= Bibha Ghosh Goswami =

Indian politician (1934–2022)

Bibha Gosh Goswami (12 January 1934 – 3 February 2022) was an Indian politician who represented Nabadwip, West Bengal (a constituency reserved for scheduled castes) in the 5th, 6th, 7th, and 8th Lok Sabha. She was a member of the Communist Party of India (Marxist).

== Early life and education ==
Bibha Gosh was on born on 12 January 1934, in Hidia Village, East Bengal (now Bangladesh) to parents Banamali Goswami and Smt. Sudhamani. She is a member of a scheduled caste. She attended M.S.T.P. Girls High School in Jessore and Brahmo Balika Shikshalaya in Calcutta. She went to college at Lady Brabourne (Calcutta, Krishnagar Government College, and University Teachers Training Institute (Calcutta).

== Career ==

=== Lok Sabha ===
Bibha Gosh Goswami served in the fifth Lok Sabha from 1971–77, the sixth Lok Sabha from 1977-1979, the seventh Lok Sabha from 1980-1984 and the eighth Lok Sabha. During her time in the Lok Subha, she was also on the Consultative Committee on Ministry of Education, Social Welfare and Culture from 1977-1984 and on the Joint Committee on Hindu Marriage Act (Amendment) in 1981.

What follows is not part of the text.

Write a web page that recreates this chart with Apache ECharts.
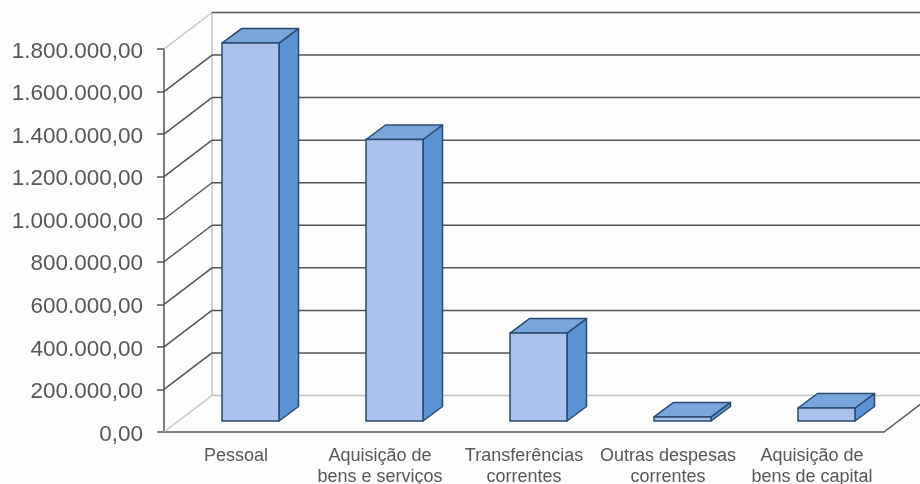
<!DOCTYPE html>
<html>
<head>
<meta charset="utf-8">
<script src="https://cdn.jsdelivr.net/npm/echarts@6/dist/echarts.min.js"></script>
<style>
  html, body { margin: 0; padding: 0; background: #fdfdfb; }
  #chart { width: 920px; height: 484px; }
</style>
</head>
<body>
<div id="chart"></div>
<script>
const categories = ['Pessoal', 'Aquisição de\nbens e serviços', 'Transferências\ncorrentes', 'Outras despesas\ncorrentes', 'Aquisição de\nbens de capital'];
const despesas = [1776000, 1323000, 413000, 19000, 61000];
const yTicks = [0, 200000, 400000, 600000, 800000, 1000000, 1200000, 1400000, 1600000, 1800000];

// pseudo 3D offsets, in pixels
const wallDx = 48, wallDy = -36.5;
const barDx = 14.5, barDy = -11, barWidth = 57, depthDx = 19.5, depthDy = -14.5;

const darkLine = '#50555a', lightLine = '#c4c6c4', barBorder = '#2b4a70';

function formatValue(v) {
    return String(v).replace(/\B(?=(\d{3})+$)/g, '.') + ',00';
}

function line(x1, y1, x2, y2, color) {
    return {type: 'line', shape: {x1, y1, x2, y2}, style: {stroke: color, lineWidth: 1.5}};
}

function renderWall(params, api) {
    const value = api.value(0);
    const start = api.coord([0, value]);
    const x = start[0] - api.size([1, 0])[0] / 2;
    const y = start[1];
    const edge = value === 0 || value === 1800000;
    const children = [line(x, y, x + wallDx, y + wallDy, edge ? lightLine : darkLine)];
    children.push(line(x + wallDx, y + wallDy, 920, y + wallDy, value === 0 ? lightLine : darkLine));
    if (value === 0) {
        children.push(line(x + wallDx, y + wallDy, x + wallDx, y + wallDy - api.size([0, 1800000])[1], lightLine));
        const right = x + api.size([1, 0])[0] * categories.length;
        children.push(line(right, y, 920, y - (920 - right) * 36.5 / 48, darkLine));
    }
    return {type: 'group', children};
}

function renderBar(params, api) {
    const base = api.coord([api.value(0), 0]);
    const top = api.coord([api.value(0), api.value(1)]);
    const x1 = base[0] + barDx - barWidth / 2, x2 = x1 + barWidth;
    const y1 = top[1] + barDy, y2 = base[1] + barDy;
    const border = {stroke: barBorder, lineWidth: 1.5, lineJoin: 'round'};
    return {
        type: 'group',
        children: [
            {type: 'polygon', shape: {points: [[x2, y1], [x2 + depthDx, y1 + depthDy], [x2 + depthDx, y2 + depthDy], [x2, y2]]},
                style: {fill: '#5b93d4', ...border}},
            {type: 'polygon', shape: {points: [[x1, y1], [x1 + depthDx, y1 + depthDy], [x2 + depthDx, y1 + depthDy], [x2, y1]]},
                style: {fill: '#79a5dd', ...border}},
            {type: 'rect', shape: {x: x1, y: y1, width: barWidth, height: y2 - y1},
                style: {fill: '#a9c1eb', ...border}}
        ]
    };
}

const chart = echarts.init(document.getElementById('chart'));
chart.setOption({
    animation: false,
    backgroundColor: '#fdfdfb',
    grid: {left: 164, right: 36, top: 49, bottom: 52, outerBoundsMode: 'none'},
    xAxis: {
        type: 'category',
        data: categories,
        axisLine: {lineStyle: {color: darkLine, width: 1.5}},
        axisTick: {length: 6, lineStyle: {color: darkLine, width: 1.5}},
        axisLabel: {
            interval: 0, margin: 14, color: '#55585b', fontSize: 18, lineHeight: 21,
            fontFamily: 'Liberation Sans'
        }
    },
    yAxis: {
        type: 'value',
        min: 0,
        max: 1800000,
        interval: 200000,
        splitLine: {show: false},
        axisLine: {show: true, lineStyle: {color: darkLine, width: 1.5}},
        axisTick: {show: true, length: 7, lineStyle: {color: darkLine, width: 1.5}},
        axisLabel: {
            margin: 21, color: '#55585b', fontSize: 22.5, fontFamily: 'Liberation Sans',
            verticalAlign: 'top', lineHeight: 5,
            formatter: formatValue
        }
    },
    series: [
        {
            type: 'custom',
            clip: false,
            silent: true,
            z: 1,
            data: yTicks.map(v => [v]),
            encode: {y: 0},
            renderItem: renderWall
        },
        {
            type: 'custom',
            clip: false,
            z: 3,
            data: despesas.map((v, i) => [i, v]),
            encode: {x: 0, y: 1},
            renderItem: renderBar
        }
    ]
});
</script>
</body>
</html>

In 1983 she introduced Bill 81 which was to provide for equal pay for women and men, which was promised by the constitution but Bibha Gosh stated that it was not followed through. The bill was passed.

In 1985 Bibha introduced Bill 37 to provide for the Welfare of Women employed in industries to provide them with resources. The Bill lapsed.

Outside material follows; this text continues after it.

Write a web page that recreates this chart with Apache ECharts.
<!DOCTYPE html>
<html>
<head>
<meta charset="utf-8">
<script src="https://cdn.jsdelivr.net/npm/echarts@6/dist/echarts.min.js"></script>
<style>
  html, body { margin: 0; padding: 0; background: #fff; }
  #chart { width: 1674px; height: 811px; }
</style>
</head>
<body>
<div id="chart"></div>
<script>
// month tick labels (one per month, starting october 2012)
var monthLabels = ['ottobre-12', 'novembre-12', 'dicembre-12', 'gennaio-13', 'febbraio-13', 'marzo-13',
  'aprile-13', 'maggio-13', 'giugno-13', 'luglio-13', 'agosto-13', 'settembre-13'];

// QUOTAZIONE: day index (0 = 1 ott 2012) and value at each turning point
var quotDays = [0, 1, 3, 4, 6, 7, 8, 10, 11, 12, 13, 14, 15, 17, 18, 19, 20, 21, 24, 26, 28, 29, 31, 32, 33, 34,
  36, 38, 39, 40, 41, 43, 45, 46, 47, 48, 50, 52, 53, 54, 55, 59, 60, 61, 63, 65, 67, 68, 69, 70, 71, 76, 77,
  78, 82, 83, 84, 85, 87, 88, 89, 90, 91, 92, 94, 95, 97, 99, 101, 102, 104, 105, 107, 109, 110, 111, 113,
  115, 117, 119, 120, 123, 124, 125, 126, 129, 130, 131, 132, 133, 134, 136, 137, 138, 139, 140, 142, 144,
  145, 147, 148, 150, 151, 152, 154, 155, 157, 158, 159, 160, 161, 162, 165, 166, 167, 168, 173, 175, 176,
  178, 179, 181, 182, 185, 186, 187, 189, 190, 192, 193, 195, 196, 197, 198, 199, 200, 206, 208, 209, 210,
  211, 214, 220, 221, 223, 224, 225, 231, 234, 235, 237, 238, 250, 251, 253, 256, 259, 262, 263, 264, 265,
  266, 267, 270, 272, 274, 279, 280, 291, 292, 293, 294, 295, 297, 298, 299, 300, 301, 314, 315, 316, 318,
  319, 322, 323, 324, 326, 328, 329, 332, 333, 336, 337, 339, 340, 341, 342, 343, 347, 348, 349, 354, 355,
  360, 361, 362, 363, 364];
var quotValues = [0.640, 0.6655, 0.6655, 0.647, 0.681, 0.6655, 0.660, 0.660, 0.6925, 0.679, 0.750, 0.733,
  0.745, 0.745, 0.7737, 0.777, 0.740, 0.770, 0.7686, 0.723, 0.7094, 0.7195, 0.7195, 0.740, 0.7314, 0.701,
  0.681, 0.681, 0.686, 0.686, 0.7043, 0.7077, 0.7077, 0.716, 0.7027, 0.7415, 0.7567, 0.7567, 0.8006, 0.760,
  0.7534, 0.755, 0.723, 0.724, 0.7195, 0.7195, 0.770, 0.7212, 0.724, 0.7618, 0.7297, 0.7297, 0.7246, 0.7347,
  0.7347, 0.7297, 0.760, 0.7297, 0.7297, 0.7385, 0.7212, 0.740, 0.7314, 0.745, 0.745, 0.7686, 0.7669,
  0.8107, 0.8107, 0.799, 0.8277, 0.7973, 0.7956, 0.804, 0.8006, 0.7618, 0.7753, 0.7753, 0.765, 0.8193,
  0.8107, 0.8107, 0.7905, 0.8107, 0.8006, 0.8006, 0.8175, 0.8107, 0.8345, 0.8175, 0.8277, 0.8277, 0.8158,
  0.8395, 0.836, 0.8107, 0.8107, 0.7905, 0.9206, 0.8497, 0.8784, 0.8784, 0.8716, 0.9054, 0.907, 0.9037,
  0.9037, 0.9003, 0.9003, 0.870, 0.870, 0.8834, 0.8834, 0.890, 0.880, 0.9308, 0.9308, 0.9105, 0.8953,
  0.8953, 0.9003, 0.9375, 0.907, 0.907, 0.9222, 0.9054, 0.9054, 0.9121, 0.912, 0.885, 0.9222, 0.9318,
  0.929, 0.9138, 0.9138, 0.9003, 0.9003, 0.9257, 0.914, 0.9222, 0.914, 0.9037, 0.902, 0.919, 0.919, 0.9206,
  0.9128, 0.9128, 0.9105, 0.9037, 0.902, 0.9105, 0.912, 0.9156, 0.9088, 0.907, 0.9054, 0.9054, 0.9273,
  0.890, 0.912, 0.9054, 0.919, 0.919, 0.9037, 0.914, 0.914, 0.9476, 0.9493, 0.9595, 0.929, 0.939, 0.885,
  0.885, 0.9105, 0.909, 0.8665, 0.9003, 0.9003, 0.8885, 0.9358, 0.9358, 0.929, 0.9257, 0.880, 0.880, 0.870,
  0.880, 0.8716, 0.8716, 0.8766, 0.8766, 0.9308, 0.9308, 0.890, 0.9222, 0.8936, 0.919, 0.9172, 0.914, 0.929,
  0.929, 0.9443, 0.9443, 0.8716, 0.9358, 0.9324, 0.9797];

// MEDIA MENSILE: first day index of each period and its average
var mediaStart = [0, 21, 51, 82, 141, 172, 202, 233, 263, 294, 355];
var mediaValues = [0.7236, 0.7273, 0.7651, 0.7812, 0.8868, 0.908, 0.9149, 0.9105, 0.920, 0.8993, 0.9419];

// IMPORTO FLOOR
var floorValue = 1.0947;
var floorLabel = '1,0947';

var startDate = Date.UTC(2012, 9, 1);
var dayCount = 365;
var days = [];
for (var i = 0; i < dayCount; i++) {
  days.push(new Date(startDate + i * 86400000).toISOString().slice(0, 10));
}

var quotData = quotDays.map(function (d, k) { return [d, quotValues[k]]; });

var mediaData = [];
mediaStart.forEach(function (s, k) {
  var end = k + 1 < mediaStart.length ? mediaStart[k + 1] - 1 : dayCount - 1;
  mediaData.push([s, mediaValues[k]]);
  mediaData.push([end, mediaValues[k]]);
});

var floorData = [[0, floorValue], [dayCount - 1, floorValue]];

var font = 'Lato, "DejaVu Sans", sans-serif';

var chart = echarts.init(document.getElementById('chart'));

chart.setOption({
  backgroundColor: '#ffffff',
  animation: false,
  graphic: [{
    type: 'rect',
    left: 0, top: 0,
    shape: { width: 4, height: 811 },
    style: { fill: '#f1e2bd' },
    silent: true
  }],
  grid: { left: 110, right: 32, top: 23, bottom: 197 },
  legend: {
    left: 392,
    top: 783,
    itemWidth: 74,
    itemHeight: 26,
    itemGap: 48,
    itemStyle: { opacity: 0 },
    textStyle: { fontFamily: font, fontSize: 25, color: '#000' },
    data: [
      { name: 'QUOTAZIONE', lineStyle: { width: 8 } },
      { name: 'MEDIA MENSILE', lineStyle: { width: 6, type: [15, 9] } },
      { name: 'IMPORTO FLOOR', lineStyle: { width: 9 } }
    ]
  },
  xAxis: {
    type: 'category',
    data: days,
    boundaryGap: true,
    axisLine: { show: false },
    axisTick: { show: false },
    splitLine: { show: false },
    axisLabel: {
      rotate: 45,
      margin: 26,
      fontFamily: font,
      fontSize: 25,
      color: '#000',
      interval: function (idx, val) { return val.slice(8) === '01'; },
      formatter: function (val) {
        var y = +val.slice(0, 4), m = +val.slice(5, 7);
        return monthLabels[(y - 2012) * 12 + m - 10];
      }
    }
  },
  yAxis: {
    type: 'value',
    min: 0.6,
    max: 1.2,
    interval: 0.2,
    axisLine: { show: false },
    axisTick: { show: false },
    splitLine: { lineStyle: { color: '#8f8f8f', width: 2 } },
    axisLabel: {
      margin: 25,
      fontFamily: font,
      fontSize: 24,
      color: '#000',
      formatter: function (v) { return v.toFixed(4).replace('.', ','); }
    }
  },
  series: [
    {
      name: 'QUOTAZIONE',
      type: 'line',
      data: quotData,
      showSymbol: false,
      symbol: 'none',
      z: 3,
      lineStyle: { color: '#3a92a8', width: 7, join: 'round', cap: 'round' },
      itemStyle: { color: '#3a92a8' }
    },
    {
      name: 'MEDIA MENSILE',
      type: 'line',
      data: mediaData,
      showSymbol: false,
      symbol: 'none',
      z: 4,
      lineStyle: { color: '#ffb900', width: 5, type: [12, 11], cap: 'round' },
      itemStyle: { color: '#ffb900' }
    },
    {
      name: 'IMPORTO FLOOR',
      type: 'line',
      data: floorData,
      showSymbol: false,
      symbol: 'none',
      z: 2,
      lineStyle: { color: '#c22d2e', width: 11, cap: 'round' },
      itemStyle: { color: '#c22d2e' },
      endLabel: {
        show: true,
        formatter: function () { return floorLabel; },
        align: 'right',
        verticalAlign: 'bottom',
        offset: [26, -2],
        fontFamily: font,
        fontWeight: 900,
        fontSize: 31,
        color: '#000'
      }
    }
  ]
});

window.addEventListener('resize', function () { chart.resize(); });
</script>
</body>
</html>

She was also involved in the Commission on Sati Prevention Act. 1987. Where most of her focus was on reframing the idea that sati could be voluntary.

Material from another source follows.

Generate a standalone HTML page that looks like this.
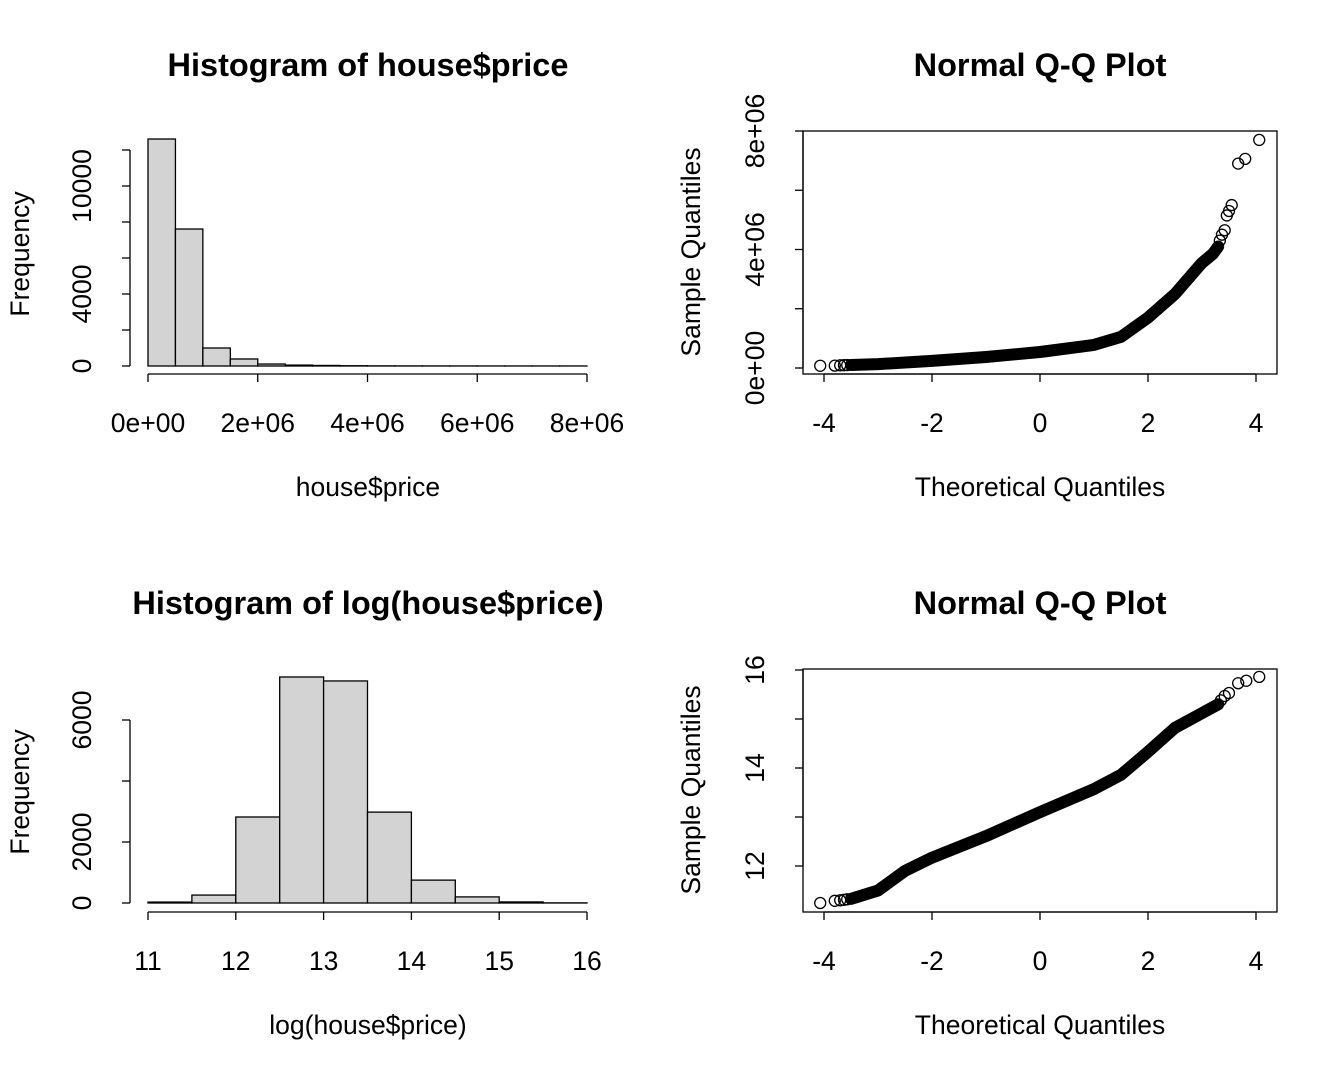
<!DOCTYPE html>
<html><head><meta charset="utf-8"><style>
html,body{margin:0;padding:0;background:#fff}
svg{display:block;font-family:"Liberation Sans",Arial,sans-serif}
</style></head><body>
<svg id="c" width="1344" height="1075" xmlns="http://www.w3.org/2000/svg"></svg>
<script>
const h1Breaks=[0,5e5,1e6,1.5e6,2e6,2.5e6,3e6,3.5e6,4e6,4.5e6,5e6,5.5e6,6e6,6.5e6,7e6,7.5e6,8e6];
const h1Counts=[12610,7610,1000,390,110,50,30,15,8,5,4,3,2,2,2,2];
const h1YTicks=[0,2000,4000,6000,8000,10000,12000];
const h1YLabels=["0","","4000","","","10000",""];
const h1XTicks=[0,2e6,4e6,6e6,8e6];
const h1XLabels=["0e+00","2e+06","4e+06","6e+06","8e+06"];
const h2Breaks=[11,11.5,12,12.5,13,13.5,14,14.5,15,15.5,16];
const h2Counts=[30,260,2820,7410,7280,2980,750,200,35,5];
const h2YTicks=[0,2000,4000,6000];
const h2YLabels=["0","2000","","6000"];
const h2XTicks=[11,12,13,14,15,16];
// QQ 1 dense cloud
const q1X=[-3.5,-3,-2,-1,0,1,1.5,2,2.5,3,3.2,3.3];
const q1Y=[0.1e6,0.13e6,0.24e6,0.37e6,0.54e6,0.78e6,1.05e6,1.7e6,2.5e6,3.55e6,3.85e6,4.1e6];
// QQ 1 isolated tail points
const q1TX=[-4.07,-3.8,-3.7,-3.63,-3.57,3.33,3.37,3.42,3.46,3.5,3.55,3.67,3.8,4.06];
const q1TY=[0.075e6,0.08e6,0.09e6,0.095e6,0.1e6,4.3e6,4.5e6,4.65e6,5.15e6,5.3e6,5.5e6,6.9e6,7.06e6,7.7e6];
const q1YTicks=[0,2e6,4e6,6e6,8e6];
const q1YLabels=["0e+00","","4e+06","","8e+06"];
// QQ 2 dense cloud
const q2X=[-3.5,-3,-2.5,-2,-1,0,1,1.5,2,2.5,3,3.3];
const q2Y=[11.33,11.5,11.9,12.17,12.61,13.1,13.57,13.86,14.33,14.82,15.12,15.3];
const q2TX=[-4.07,-3.8,-3.7,-3.63,-3.57,3.35,3.42,3.5,3.67,3.82,4.06];
const q2TY=[11.245,11.29,11.3,11.31,11.32,15.38,15.47,15.53,15.73,15.78,15.86];
const q2YTicks=[12,13,14,15,16];
const q2YLabels=["12","","14","","16"];
const qXTicks=[-4,-2,0,2,4];

const S=document.getElementById('c');const NS='http://www.w3.org/2000/svg';
function mk(t,a,txt){const e=document.createElementNS(NS,t);for(const k in a)e.setAttribute(k,a[k]);if(txt!==undefined)e.textContent=txt;S.appendChild(e);return e;}
function lin(d0,d1,r0,r1){return v=>r0+(v-d0)/(d1-d0)*(r1-r0);}
function title(x,y,t,n){const e=mk('text',{x:x,y:y,'text-anchor':'middle','font-size':'32.5','font-weight':'bold'},t);}
function txt(x,y,t,n,rot){const a={x:x,y:y,'text-anchor':'middle','font-size':'26.5'};if(rot)a.transform='rotate(-90 '+x+' '+y+')';const e=mk('text',a,t);}
function xaxis(sx,ticks,labels,y,n){const l=mk('line',{x1:sx(ticks[0]),x2:sx(ticks[ticks.length-1]),y1:y,y2:y,stroke:'#000','stroke-width':1.3});
 ticks.forEach((t,i)=>{mk('line',{x1:sx(t),x2:sx(t),y1:y,y2:y+8,stroke:'#000','stroke-width':1.3});if(labels[i])txt(sx(t),y+58,labels[i],n+'-label');});}
function yaxis(sy,ticks,labels,x,n){const l=mk('line',{y1:sy(ticks[0]),y2:sy(ticks[ticks.length-1]),x1:x,x2:x,stroke:'#000','stroke-width':1.3});
 ticks.forEach((t,i)=>{mk('line',{y1:sy(t),y2:sy(t),x1:x,x2:x-8,stroke:'#000','stroke-width':1.3});if(labels[i])txt(x-39,sy(t),labels[i],n+'-label',true);});}
function hist(br,ct,sx,sy,n){ct.forEach((c,i)=>{const r=mk('rect',{x:sx(br[i]),y:sy(c),width:sx(br[i+1])-sx(br[i]),height:sy(0)-sy(c),fill:'#d3d3d3',stroke:'#000','stroke-width':1.3});});}
function qq(X,Y,TX,TY,sx,sy,n){const p=mk('polyline',{points:X.map((x,i)=>sx(x)+','+sy(Y[i])).join(' '),fill:'none',stroke:'#000','stroke-width':12,'stroke-linejoin':'round','stroke-linecap':'round'});
 TX.forEach((x,i)=>{const c=mk('circle',{cx:sx(x),cy:sy(TY[i]),r:5.5,fill:'none',stroke:'#000','stroke-width':1.3});});}

let sx=lin(0,8e6,148,587),sy=lin(0,1000,366,348);
title(368,76,'Histogram of house$price','hist1-title');
hist(h1Breaks,h1Counts,sx,sy,'hist1');
xaxis(sx,h1XTicks,h1XLabels,374,'hist1-x-axis');
yaxis(sy,h1YTicks,h1YLabels,130,'hist1-y-axis');
txt(368,496,'house$price','hist1-x-title');txt(29,254,'Frequency','hist1-y-title',true);
sx=lin(11,16,148,587);sy=lin(0,2000,903,842);
title(368,614,'Histogram of log(house$price)','hist2-title');
hist(h2Breaks,h2Counts,sx,sy,'hist2');
xaxis(sx,h2XTicks,h2XTicks.map(String),912,'hist2-x-axis');
yaxis(sy,h2YTicks,h2YLabels,130,'hist2-y-axis');
txt(368,1034,'log(house$price)','hist2-x-title');txt(29,792,'Frequency','hist2-y-title',true);
sx=lin(-4,4,824,1256);sy=lin(0,8e6,368,131);
title(1040,76,'Normal Q-Q Plot','qq1-title');
let b=mk('rect',{x:803,y:131,width:474,height:243,fill:'none',stroke:'#000','stroke-width':1.3});
qq(q1X,q1Y,q1TX,q1TY,sx,sy,'qq1');
xaxis(sx,qXTicks,qXTicks.map(String),374,'qq1-x-axis');
yaxis(sy,q1YTicks,q1YLabels,803,'qq1-y-axis');
txt(1040,496,'Theoretical Quantiles','qq1-x-title');txt(700,252,'Sample Quantiles','qq1-y-title',true);
sy=lin(12,16,866,670);
title(1040,614,'Normal Q-Q Plot','qq2-title');
b=mk('rect',{x:803,y:669,width:474,height:243,fill:'none',stroke:'#000','stroke-width':1.3});
qq(q2X,q2Y,q2TX,q2TY,sx,sy,'qq2');
xaxis(sx,qXTicks,qXTicks.map(String),912,'qq2-x-axis');
yaxis(sy,q2YTicks,q2YLabels,803,'qq2-y-axis');
txt(1040,1034,'Theoretical Quantiles','qq2-x-title');txt(700,790,'Sample Quantiles','qq2-y-title',true);
</script>
</body></html>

=== Associations and offices ===
Goswami was the president of the West Bengal Democratic Women's Association, Nadia District from 1972. She served as the Vice-President from 1974 to 1979. She was also on the executive committee of All India Democratic Women's Association from 1981. Goswami held various offices in the All Bengal Teachers' Association from 1960, and was on the West Bengal State Welfare Advisory Committee from 1977 to 1982.

== Personal life and death ==
Goswami's hobbies included education and history, and she particularly enjoyed the music of Ravindra Sangeet. She died on 3 February 2022, at the age of 88.